WORK TO BE COMPLETED ▸ Without the pictures, return all of the material exactly as written.

▼▼▼

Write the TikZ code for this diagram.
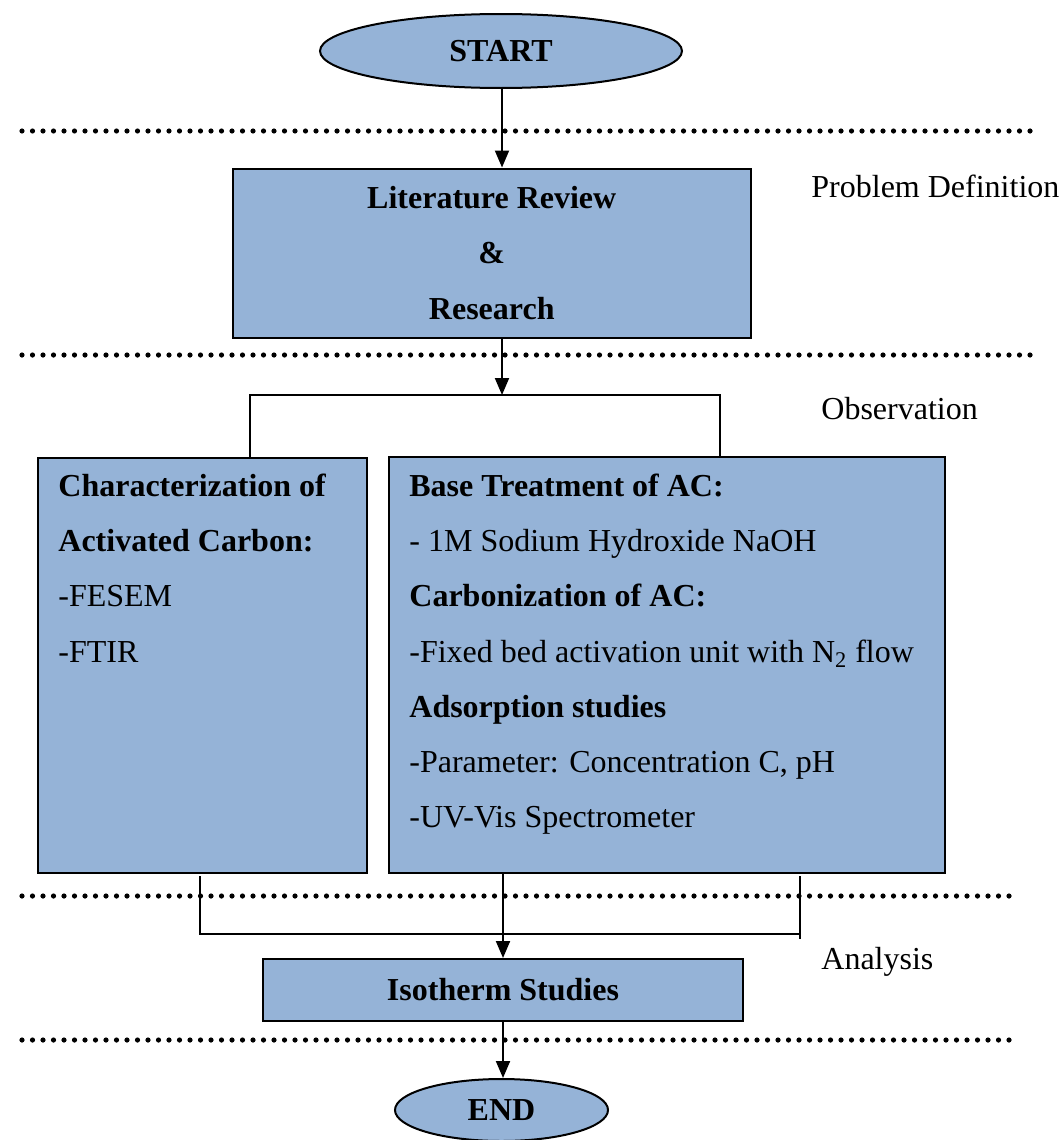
\documentclass[tikz,border=0pt]{standalone}
\usepackage{fontspec}
\setmainfont{Liberation Serif}
\usetikzlibrary{arrows.meta,shapes.geometric}
\definecolor{boxblue}{HTML}{95B3D7}
\begin{document}
\begin{tikzpicture}[x=0.5pt,y=-0.5pt,
  font=\fontsize{16}{27.65}\selectfont,
  blk/.style={draw=black, line width=1pt, fill=boxblue, inner sep=0pt},
  oval/.style={ellipse, draw=black, line width=1pt, fill=boxblue, inner sep=0pt},
  conn/.style={line width=1pt},
  arr/.style={conn, -{Triangle[width=7pt,length=8.5pt]}},
  sepline/.style={line width=2.6pt, line cap=round, dash pattern=on 0pt off 5.25pt},
  lbl/.style={anchor=base west, inner sep=0pt},
  txt/.style={align=left, anchor=north west, inner sep=0pt}]
\useasboundingbox (0,0) rectangle (1061,1140);

% separators
\draw[sepline] (22,131) -- (1032,131);
\draw[sepline] (22,355) -- (1032,355);
\draw[sepline] (22,896) -- (1010,896);
\draw[sepline] (22,1040) -- (1010,1040);

% nodes
\node[oval, minimum width=181pt, minimum height=37pt] (start) at (501,51) {\textbf{START}};
\node[blk, minimum width=259pt, minimum height=84.5pt, align=center] (lit) at (491.75,253)
  {\textbf{Literature Review}\\\textbf{\&}\\\textbf{Research}};
\node[blk, anchor=north west, minimum width=164.5pt, minimum height=207.5pt] (lbox) at (37,457) {};
\node[blk, anchor=north west, minimum width=278pt, minimum height=208pt] (rbox) at (388,456) {};
\node[txt] (ltext) at (58,457) {\strut\textbf{Characterization of}\\\textbf{Activated Carbon:}\\-FESEM\\-FTIR};
\node[txt] (rtext) at (409,457) {\strut\textbf{Base Treatment of AC:}\\- 1M Sodium Hydroxide NaOH\\\textbf{Carbonization of AC:}\\-Fixed bed activation unit with N\textsubscript{2} flow\\\textbf{Adsorption studies}\\-Parameter: Concentration C, pH\\-UV-Vis Spectrometer};
\node[blk, minimum width=240pt, minimum height=31pt] (iso) at (503,990) {\textbf{Isotherm Studies}};
\node[oval, minimum width=106.5pt, minimum height=31pt] (end) at (501.5,1110) {\textbf{END}};

% labels
\node[lbl] (pd) at (811,197) {Problem Definition};
\node[lbl] (obs) at (821,419) {Observation};
\node[lbl] (ana) at (821,969) {Analysis};

% connectors
\draw[arr] (start.south -| 502,0) -- (lit.north -| 502,0);
\coordinate (j1) at (502,395);
\coordinate (bl) at (250,395);
\coordinate (br) at (720,395);
\draw[arr] (lit.south -| j1) -- (j1);
\draw[conn] (bl |- lbox.north) -- (bl) -- (br) -- (br |- rbox.north);

\coordinate (c1) at (200,934);
\coordinate (c2) at (800,934);
\coordinate (c1t) at (200,876);
\coordinate (c2t) at (800,876);
\coordinate (c2b) at (800,939);
\draw[conn] (c1t) -- (c1) -- (c2);
\draw[conn] (c2t) -- (c2b);
\draw[arr] (rbox.south -| iso.north) -- (iso.north);
\draw[arr] (iso.south) -- (iso.south |- end.north);
\end{tikzpicture}
\end{document}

▲▲▲

EXERCISE RESULT ▸
Write the TikZ code for this diagram.
\documentclass[tikz,border=0pt]{standalone}
\usepackage{fontspec}
\setmainfont{Liberation Serif}
\usetikzlibrary{arrows.meta,shapes.geometric}
\definecolor{boxblue}{HTML}{95B3D7}
\begin{document}
\begin{tikzpicture}[x=0.5pt,y=-0.5pt,
  font=\fontsize{16}{27.65}\selectfont,
  blk/.style={draw=black, line width=1pt, fill=boxblue, inner sep=0pt},
  oval/.style={ellipse, draw=black, line width=1pt, fill=boxblue, inner sep=0pt},
  conn/.style={line width=1pt},
  arr/.style={conn, -{Triangle[width=7pt,length=8.5pt]}},
  sepline/.style={line width=2.6pt, line cap=round, dash pattern=on 0pt off 5.25pt},
  lbl/.style={anchor=base west, inner sep=0pt},
  txt/.style={align=left, anchor=north west, inner sep=0pt}]
\useasboundingbox (0,0) rectangle (1061,1140);

% separators
\draw[sepline] (22,131) -- (1032,131);
\draw[sepline] (22,355) -- (1032,355);
\draw[sepline] (22,896) -- (1010,896);
\draw[sepline] (22,1040) -- (1010,1040);

% nodes
\node[oval, minimum width=181pt, minimum height=37pt] (start) at (501,51) {\textbf{START}};
\node[blk, minimum width=259pt, minimum height=84.5pt, align=center] (lit) at (491.75,253)
  {\textbf{Literature Review}\\\textbf{\&}\\\textbf{Research}};
\node[blk, anchor=north west, minimum width=164.5pt, minimum height=207.5pt] (lbox) at (37,457) {};
\node[blk, anchor=north west, minimum width=278pt, minimum height=208pt] (rbox) at (388,456) {};
\node[txt] (ltext) at (58,457) {\strut\textbf{Characterization of}\\\textbf{Activated Carbon:}\\-FESEM\\-FTIR};
\node[txt] (rtext) at (409,457) {\strut\textbf{Base Treatment of AC:}\\- 1M Sodium Hydroxide NaOH\\\textbf{Carbonization of AC:}\\-Fixed bed activation unit with N\textsubscript{2} flow\\\textbf{Adsorption studies}\\-Parameter: Concentration C, pH\\-UV-Vis Spectrometer};
\node[blk, minimum width=240pt, minimum height=31pt] (iso) at (503,990) {\textbf{Isotherm Studies}};
\node[oval, minimum width=106.5pt, minimum height=31pt] (end) at (501.5,1110) {\textbf{END}};

% labels
\node[lbl] (pd) at (811,197) {Problem Definition};
\node[lbl] (obs) at (821,419) {Observation};
\node[lbl] (ana) at (821,969) {Analysis};

% connectors
\draw[arr] (start.south -| 502,0) -- (lit.north -| 502,0);
\coordinate (j1) at (502,395);
\coordinate (bl) at (250,395);
\coordinate (br) at (720,395);
\draw[arr] (lit.south -| j1) -- (j1);
\draw[conn] (bl |- lbox.north) -- (bl) -- (br) -- (br |- rbox.north);

\coordinate (c1) at (200,934);
\coordinate (c2) at (800,934);
\coordinate (c1t) at (200,876);
\coordinate (c2t) at (800,876);
\coordinate (c2b) at (800,939);
\draw[conn] (c1t) -- (c1) -- (c2);
\draw[conn] (c2t) -- (c2b);
\draw[arr] (rbox.south -| iso.north) -- (iso.north);
\draw[arr] (iso.south) -- (iso.south |- end.north);
\end{tikzpicture}
\end{document}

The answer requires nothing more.